In the case of Crouching Tiger this meant that I was paying a good deal of attention to the fight scenes, which, on the whole, didn't contain any dialogue worth subtitling (breathless grunts being much the same in every langauge). The thing I noticed is something that is most pronounced in films like this one but is true of most, if not all, films of the fighty variety ever since Bruce Lee first started doing his own enormously popular brand of homicidal gurning. I was watching the fight scenes and thinking about how far distanced from any kind of real fighting, it's all flowing movements and graceful poise, like erm, like... dance.

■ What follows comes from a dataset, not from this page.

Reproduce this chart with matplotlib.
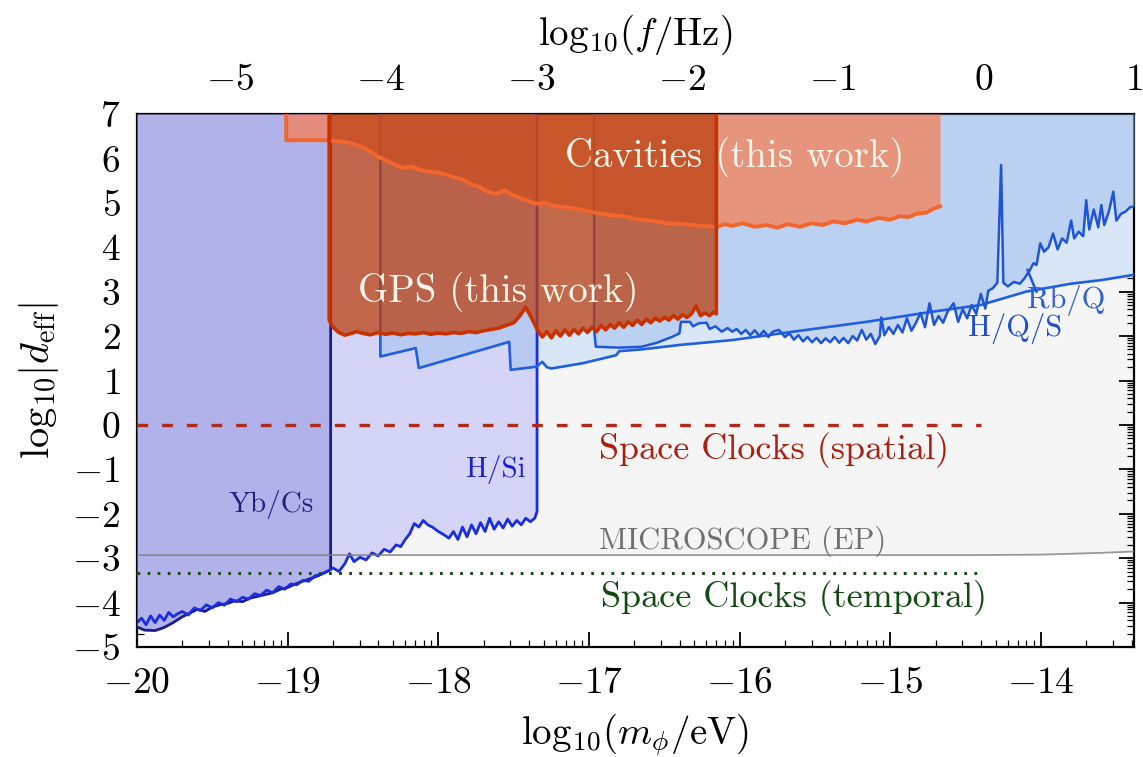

Obviously it can't be expected to look like a real fight, they are ugly: people grab clothes, swing clumsily at each other and most of the time it's all for show anyway, nobody actually gets that badly hurt beyond a few bruises and a bit of blood. Screen martial arts has, however, gone from merely very pretty fighting to a kind of abstract representation of violence, a kind of dance that men can watch comfortably because it maintains a veneer of machismo through its association with fighting."

-14th April 2006

And a little one that demonstrates what happens when I get really bored, titled Oscilloscopes are Puurty:

"I'm sitting around listening to music and staring at the oscilloscope built into windows media player, if I was stoned I could lose whole days to this thing. As I'm only on mild painkillers at the moment, however, I am able to pull myself away from it for a moment. Oooh, it dances to the music, jigglejiggle. I've found myself listening to music I've not listened to in ages purely because it looks good, Rage Against the Machine especially - a band that I've not really been much into since my first teenage forays into music and politics - looks damn fine through the oscilloscope and I've also remembered that they are really quite good in a shouty, led zepplin-plagiarising sort of way."